◆ TASK DIRECTIONS: Check each line of the listing below for the string "diagram", and copy the ones that have it.

● ● ● ● ● ● ●

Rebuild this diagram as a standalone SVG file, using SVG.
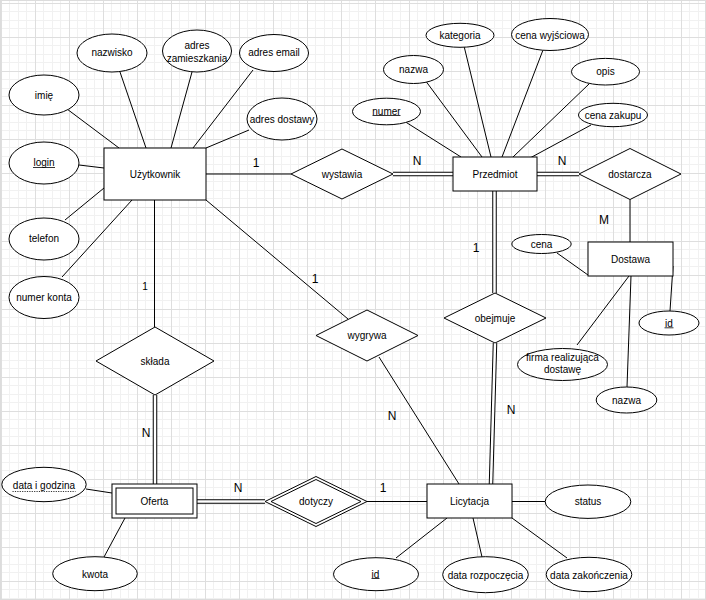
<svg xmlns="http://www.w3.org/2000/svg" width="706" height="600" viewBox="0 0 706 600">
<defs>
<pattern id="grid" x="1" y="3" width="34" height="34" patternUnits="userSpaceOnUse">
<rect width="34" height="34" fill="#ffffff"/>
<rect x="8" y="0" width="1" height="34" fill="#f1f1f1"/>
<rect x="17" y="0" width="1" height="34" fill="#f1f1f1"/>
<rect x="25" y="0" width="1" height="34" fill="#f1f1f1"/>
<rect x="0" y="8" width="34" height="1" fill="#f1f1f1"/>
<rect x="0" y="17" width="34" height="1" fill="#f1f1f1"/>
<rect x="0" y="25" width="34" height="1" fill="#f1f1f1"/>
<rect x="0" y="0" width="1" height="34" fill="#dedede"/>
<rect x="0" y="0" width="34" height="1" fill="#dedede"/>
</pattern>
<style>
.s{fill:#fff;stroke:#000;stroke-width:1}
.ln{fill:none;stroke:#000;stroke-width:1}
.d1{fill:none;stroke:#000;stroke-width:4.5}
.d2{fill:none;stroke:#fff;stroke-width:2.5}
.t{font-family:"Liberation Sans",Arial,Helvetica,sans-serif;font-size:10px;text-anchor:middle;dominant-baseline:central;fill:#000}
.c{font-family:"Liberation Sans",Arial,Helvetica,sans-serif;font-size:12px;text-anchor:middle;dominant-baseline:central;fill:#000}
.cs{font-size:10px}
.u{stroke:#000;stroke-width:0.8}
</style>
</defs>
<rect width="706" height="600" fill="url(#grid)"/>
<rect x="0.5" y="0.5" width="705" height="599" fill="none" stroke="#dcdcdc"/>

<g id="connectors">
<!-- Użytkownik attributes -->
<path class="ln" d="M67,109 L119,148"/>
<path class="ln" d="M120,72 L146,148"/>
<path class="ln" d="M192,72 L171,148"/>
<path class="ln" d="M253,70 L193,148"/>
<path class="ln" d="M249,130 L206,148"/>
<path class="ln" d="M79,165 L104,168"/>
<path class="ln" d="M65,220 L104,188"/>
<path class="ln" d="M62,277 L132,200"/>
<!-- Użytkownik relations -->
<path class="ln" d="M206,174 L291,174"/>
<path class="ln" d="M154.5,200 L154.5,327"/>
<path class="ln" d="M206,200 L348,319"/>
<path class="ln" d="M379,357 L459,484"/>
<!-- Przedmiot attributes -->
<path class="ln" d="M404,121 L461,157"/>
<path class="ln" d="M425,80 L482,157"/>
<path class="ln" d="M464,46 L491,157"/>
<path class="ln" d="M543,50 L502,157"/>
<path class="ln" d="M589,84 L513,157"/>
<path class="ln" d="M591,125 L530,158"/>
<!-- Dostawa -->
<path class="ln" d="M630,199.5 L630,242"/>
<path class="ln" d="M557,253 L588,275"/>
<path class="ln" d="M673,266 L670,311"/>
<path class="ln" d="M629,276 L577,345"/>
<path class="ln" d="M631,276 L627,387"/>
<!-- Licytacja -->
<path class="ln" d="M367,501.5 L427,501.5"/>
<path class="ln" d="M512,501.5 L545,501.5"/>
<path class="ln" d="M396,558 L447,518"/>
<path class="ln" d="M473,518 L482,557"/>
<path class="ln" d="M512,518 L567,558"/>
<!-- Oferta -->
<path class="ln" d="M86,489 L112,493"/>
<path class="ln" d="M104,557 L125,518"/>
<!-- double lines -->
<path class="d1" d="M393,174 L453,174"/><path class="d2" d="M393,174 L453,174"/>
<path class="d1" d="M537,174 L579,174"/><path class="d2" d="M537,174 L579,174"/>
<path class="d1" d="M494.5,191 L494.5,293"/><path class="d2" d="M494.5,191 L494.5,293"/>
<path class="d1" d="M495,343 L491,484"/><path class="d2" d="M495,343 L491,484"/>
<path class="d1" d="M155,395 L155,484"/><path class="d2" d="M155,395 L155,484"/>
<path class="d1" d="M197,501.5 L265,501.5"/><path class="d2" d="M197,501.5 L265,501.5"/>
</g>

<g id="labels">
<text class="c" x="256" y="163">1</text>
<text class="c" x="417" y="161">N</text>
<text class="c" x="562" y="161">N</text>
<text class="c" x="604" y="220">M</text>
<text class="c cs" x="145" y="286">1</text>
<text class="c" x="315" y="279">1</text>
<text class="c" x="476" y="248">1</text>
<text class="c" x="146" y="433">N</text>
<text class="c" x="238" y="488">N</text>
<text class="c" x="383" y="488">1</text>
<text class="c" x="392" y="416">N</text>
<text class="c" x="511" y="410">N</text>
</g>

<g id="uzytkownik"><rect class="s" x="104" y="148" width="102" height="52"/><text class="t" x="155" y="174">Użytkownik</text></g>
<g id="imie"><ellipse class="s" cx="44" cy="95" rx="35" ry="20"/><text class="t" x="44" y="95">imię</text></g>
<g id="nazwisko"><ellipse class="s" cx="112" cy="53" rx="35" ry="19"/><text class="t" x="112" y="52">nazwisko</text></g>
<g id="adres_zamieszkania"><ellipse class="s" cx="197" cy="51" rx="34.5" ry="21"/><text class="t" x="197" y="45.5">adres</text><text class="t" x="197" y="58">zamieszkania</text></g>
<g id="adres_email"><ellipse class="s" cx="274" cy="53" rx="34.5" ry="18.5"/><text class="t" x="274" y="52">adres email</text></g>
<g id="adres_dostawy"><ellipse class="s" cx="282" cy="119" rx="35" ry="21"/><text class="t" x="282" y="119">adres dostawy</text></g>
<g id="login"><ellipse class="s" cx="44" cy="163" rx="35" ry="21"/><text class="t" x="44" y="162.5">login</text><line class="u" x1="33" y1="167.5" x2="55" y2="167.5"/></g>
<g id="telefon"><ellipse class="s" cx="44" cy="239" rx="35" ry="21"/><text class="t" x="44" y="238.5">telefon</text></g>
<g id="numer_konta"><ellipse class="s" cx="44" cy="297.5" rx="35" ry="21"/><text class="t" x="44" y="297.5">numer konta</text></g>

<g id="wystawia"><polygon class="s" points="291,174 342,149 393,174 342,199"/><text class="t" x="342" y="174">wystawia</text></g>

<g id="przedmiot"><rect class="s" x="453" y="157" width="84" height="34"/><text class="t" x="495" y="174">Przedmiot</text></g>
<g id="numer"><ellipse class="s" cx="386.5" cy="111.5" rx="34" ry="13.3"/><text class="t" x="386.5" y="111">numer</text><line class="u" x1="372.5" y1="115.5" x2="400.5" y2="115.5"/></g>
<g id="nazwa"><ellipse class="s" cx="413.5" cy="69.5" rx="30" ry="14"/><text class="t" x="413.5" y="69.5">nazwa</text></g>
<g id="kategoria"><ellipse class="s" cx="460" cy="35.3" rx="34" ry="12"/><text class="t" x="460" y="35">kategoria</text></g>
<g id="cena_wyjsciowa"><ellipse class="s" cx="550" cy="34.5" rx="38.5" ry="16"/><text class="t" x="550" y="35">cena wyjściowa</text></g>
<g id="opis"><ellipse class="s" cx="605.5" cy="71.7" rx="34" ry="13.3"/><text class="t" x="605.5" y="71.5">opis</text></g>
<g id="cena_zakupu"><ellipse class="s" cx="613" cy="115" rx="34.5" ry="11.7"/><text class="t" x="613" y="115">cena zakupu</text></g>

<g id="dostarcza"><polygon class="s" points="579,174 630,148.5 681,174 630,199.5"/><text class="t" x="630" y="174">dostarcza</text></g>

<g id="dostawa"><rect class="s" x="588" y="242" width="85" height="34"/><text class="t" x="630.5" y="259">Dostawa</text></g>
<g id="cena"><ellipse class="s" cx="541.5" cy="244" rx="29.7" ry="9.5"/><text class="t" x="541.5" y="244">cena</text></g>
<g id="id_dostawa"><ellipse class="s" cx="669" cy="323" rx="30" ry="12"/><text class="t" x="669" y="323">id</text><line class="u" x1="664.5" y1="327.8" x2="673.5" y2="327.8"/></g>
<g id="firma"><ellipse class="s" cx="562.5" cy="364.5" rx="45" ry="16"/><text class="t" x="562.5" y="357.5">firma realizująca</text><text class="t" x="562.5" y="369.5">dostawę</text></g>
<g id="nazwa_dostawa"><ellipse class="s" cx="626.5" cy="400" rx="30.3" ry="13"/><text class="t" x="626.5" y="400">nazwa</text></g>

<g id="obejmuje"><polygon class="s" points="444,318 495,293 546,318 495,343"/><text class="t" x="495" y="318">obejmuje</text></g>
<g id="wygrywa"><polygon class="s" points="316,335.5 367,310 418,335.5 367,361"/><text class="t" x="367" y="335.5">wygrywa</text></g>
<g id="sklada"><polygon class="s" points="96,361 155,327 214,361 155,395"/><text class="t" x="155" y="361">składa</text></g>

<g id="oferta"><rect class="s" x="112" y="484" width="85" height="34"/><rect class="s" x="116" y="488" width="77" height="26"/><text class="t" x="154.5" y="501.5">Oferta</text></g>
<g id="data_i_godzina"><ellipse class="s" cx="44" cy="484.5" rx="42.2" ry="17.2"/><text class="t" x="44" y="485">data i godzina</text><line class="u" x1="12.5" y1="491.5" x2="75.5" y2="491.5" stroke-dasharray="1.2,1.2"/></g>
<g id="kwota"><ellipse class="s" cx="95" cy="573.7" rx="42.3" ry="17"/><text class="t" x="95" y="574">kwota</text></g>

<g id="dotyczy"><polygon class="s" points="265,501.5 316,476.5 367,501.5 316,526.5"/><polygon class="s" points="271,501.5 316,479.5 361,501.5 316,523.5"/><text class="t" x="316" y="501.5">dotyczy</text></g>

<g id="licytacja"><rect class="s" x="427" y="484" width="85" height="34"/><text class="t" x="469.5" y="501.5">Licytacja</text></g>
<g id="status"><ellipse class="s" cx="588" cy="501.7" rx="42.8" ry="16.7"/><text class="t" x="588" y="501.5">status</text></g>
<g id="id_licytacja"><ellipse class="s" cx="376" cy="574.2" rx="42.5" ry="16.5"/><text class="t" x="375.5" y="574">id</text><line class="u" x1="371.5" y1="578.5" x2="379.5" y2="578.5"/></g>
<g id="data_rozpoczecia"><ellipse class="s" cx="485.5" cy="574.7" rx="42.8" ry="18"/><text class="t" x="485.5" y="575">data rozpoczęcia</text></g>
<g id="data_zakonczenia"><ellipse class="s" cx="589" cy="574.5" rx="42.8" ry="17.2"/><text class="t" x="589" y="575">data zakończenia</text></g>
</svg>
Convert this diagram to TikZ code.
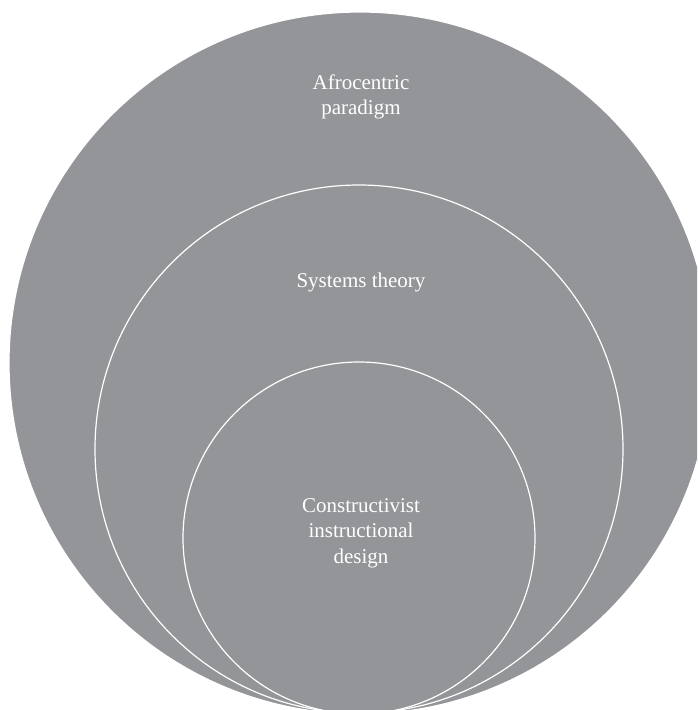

● ● ● ● ● ● ●

◆ FINISHED TASK:
Rebuild this diagram as a standalone SVG file, using SVG.
Convert this diagram to TikZ code.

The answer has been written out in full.